[Stored items from a collection]
################
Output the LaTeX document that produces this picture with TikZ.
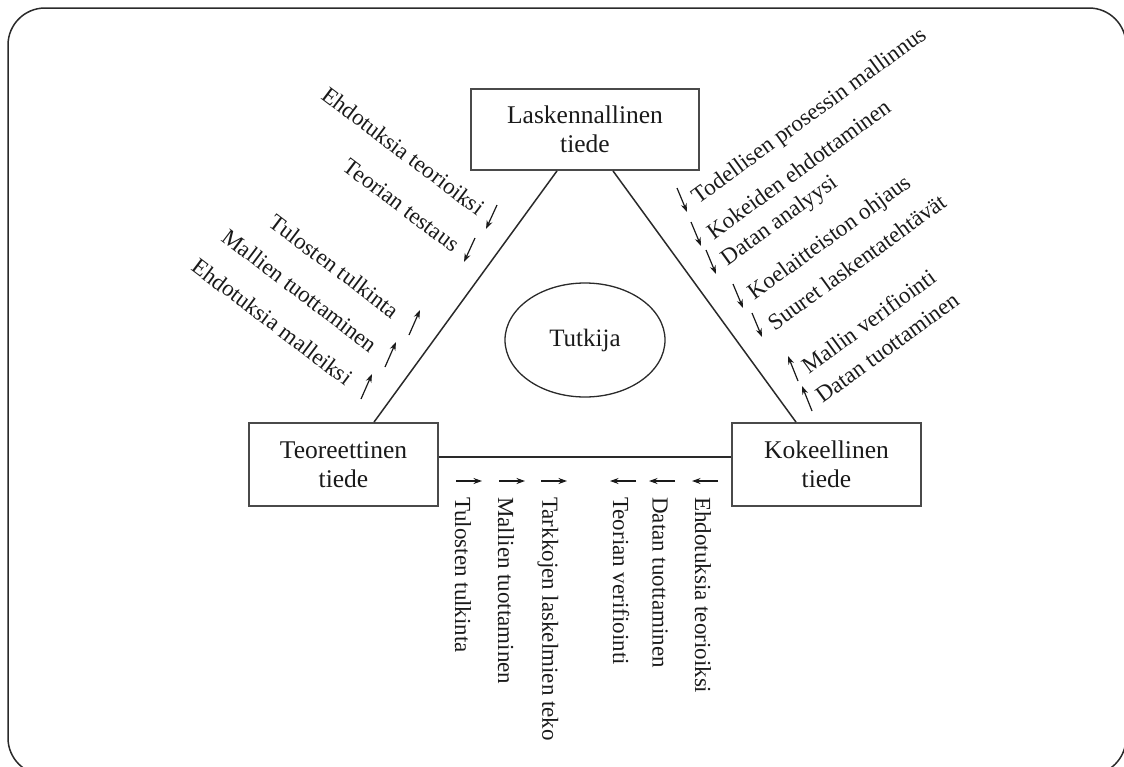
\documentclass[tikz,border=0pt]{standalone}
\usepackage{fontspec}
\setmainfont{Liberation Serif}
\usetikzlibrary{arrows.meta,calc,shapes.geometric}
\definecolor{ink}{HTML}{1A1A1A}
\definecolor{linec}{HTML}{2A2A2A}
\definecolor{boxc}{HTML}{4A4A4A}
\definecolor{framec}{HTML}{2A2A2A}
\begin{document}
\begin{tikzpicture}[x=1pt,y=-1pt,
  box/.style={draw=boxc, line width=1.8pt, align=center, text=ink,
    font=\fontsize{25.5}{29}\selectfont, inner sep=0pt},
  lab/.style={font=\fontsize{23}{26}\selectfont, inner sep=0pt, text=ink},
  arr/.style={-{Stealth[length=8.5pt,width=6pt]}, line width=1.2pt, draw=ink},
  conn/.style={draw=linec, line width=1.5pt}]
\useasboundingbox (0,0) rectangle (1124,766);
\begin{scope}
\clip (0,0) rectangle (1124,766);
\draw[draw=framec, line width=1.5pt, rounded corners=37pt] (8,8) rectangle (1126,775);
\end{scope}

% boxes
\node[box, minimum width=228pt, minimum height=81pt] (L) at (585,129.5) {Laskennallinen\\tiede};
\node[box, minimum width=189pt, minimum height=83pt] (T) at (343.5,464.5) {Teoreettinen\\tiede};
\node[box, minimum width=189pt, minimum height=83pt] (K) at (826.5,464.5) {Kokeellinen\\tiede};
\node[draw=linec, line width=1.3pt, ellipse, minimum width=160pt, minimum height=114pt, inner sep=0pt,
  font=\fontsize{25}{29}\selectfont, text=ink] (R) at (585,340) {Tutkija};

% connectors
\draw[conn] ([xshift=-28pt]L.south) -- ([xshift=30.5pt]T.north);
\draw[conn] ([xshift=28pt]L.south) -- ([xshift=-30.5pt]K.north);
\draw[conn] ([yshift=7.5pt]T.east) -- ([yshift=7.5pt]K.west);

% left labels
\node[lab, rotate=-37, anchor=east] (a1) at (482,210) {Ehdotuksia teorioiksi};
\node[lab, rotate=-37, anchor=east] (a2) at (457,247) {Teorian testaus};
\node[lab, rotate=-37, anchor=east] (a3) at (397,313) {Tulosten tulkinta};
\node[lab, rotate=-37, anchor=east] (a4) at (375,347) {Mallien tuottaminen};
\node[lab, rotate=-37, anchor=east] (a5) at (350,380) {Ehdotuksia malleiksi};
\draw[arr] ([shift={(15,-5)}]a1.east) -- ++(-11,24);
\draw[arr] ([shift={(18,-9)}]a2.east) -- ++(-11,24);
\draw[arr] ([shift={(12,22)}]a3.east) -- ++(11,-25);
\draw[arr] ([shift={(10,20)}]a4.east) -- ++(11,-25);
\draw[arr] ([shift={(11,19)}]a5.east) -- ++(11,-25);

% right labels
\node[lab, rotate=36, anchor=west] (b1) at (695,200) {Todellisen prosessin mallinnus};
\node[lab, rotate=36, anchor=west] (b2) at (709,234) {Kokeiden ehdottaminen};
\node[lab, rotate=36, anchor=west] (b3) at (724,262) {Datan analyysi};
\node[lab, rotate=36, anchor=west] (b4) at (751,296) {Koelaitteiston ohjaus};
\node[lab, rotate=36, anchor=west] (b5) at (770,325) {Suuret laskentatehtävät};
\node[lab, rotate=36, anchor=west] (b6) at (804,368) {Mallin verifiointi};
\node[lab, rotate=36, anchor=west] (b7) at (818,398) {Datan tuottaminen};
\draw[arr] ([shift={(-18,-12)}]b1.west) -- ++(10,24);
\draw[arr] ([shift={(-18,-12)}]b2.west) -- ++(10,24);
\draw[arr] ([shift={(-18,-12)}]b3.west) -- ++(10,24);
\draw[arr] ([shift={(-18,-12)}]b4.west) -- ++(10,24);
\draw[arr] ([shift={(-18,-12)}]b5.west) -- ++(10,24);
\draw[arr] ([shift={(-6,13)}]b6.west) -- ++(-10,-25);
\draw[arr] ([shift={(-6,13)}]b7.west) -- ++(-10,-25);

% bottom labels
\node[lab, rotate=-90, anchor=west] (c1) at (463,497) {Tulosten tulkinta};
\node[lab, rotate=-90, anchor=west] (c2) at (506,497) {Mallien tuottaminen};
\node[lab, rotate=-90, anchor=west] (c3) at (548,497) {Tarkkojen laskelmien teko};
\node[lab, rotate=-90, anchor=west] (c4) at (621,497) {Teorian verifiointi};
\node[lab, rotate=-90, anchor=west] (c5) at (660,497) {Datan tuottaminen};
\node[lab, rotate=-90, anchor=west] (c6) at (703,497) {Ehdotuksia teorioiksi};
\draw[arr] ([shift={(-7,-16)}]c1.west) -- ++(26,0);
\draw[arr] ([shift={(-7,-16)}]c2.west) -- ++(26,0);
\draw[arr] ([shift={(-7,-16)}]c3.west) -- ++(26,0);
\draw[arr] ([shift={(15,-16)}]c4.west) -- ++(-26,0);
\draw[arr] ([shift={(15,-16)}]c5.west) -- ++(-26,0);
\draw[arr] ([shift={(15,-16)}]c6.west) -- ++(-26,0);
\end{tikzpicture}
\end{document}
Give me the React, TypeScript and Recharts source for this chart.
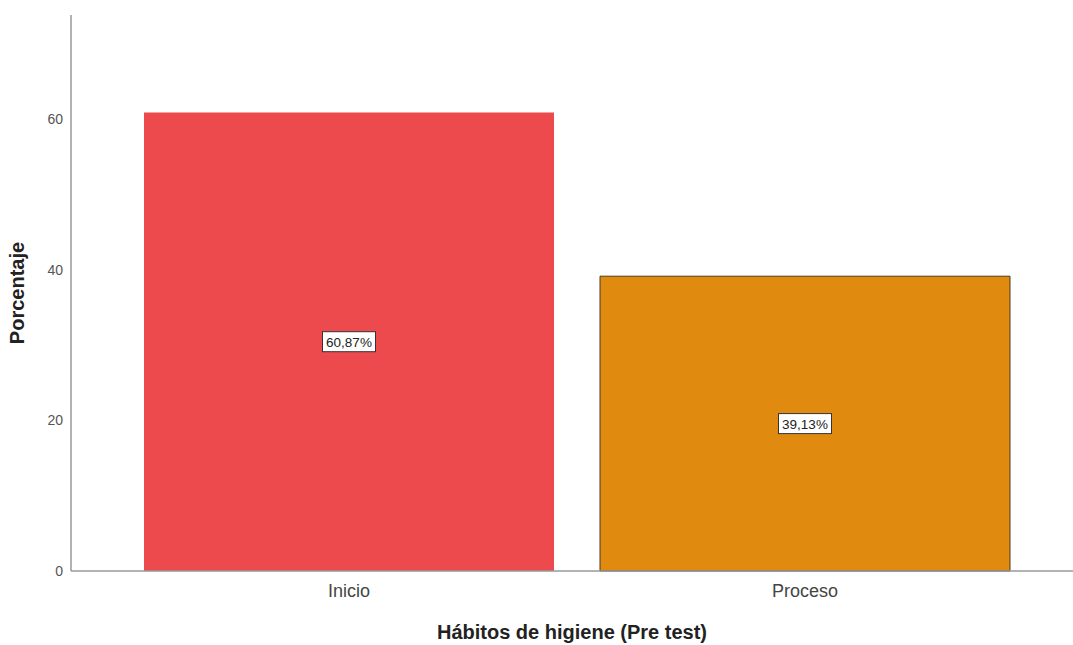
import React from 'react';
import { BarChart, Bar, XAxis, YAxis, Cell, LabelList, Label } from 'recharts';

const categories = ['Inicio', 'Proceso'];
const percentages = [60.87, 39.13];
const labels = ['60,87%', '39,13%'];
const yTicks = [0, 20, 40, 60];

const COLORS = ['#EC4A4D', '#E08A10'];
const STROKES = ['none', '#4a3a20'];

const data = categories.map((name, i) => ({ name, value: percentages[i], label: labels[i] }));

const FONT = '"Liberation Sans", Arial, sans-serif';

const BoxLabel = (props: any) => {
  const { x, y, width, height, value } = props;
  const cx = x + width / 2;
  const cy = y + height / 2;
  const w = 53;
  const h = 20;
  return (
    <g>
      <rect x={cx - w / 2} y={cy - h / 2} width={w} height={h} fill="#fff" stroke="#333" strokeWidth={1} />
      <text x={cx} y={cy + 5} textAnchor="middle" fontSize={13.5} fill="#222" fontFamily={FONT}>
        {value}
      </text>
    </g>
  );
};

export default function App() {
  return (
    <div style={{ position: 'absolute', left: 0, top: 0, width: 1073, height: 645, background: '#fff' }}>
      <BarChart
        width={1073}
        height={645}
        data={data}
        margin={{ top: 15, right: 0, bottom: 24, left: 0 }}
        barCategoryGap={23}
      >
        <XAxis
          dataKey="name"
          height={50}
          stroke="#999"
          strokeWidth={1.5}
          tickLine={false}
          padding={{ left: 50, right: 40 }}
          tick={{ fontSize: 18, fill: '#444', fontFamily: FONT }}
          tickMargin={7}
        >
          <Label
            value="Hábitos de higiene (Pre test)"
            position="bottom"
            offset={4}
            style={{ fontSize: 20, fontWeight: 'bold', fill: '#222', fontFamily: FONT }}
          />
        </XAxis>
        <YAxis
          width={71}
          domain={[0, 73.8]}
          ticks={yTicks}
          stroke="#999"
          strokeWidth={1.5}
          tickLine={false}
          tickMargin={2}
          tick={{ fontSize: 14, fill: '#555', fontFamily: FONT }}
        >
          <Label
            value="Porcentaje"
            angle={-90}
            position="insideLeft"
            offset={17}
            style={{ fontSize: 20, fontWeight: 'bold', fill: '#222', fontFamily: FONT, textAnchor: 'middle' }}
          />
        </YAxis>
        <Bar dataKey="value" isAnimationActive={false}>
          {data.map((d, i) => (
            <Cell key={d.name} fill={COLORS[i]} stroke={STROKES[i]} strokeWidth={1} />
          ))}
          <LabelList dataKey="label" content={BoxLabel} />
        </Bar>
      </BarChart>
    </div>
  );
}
################
| THE REQUEST |
In the records above, find the line containing "([yshift=7.5pt]T.east) -- ([yshift=7.5pt]K.west);" and output every line from the first through that one, exactly, omitting pictures.

| FINISHED EXERCISE |
Output the LaTeX document that produces this picture with TikZ.
\documentclass[tikz,border=0pt]{standalone}
\usepackage{fontspec}
\setmainfont{Liberation Serif}
\usetikzlibrary{arrows.meta,calc,shapes.geometric}
\definecolor{ink}{HTML}{1A1A1A}
\definecolor{linec}{HTML}{2A2A2A}
\definecolor{boxc}{HTML}{4A4A4A}
\definecolor{framec}{HTML}{2A2A2A}
\begin{document}
\begin{tikzpicture}[x=1pt,y=-1pt,
  box/.style={draw=boxc, line width=1.8pt, align=center, text=ink,
    font=\fontsize{25.5}{29}\selectfont, inner sep=0pt},
  lab/.style={font=\fontsize{23}{26}\selectfont, inner sep=0pt, text=ink},
  arr/.style={-{Stealth[length=8.5pt,width=6pt]}, line width=1.2pt, draw=ink},
  conn/.style={draw=linec, line width=1.5pt}]
\useasboundingbox (0,0) rectangle (1124,766);
\begin{scope}
\clip (0,0) rectangle (1124,766);
\draw[draw=framec, line width=1.5pt, rounded corners=37pt] (8,8) rectangle (1126,775);
\end{scope}

% boxes
\node[box, minimum width=228pt, minimum height=81pt] (L) at (585,129.5) {Laskennallinen\\tiede};
\node[box, minimum width=189pt, minimum height=83pt] (T) at (343.5,464.5) {Teoreettinen\\tiede};
\node[box, minimum width=189pt, minimum height=83pt] (K) at (826.5,464.5) {Kokeellinen\\tiede};
\node[draw=linec, line width=1.3pt, ellipse, minimum width=160pt, minimum height=114pt, inner sep=0pt,
  font=\fontsize{25}{29}\selectfont, text=ink] (R) at (585,340) {Tutkija};

% connectors
\draw[conn] ([xshift=-28pt]L.south) -- ([xshift=30.5pt]T.north);
\draw[conn] ([xshift=28pt]L.south) -- ([xshift=-30.5pt]K.north);
\draw[conn] ([yshift=7.5pt]T.east) -- ([yshift=7.5pt]K.west);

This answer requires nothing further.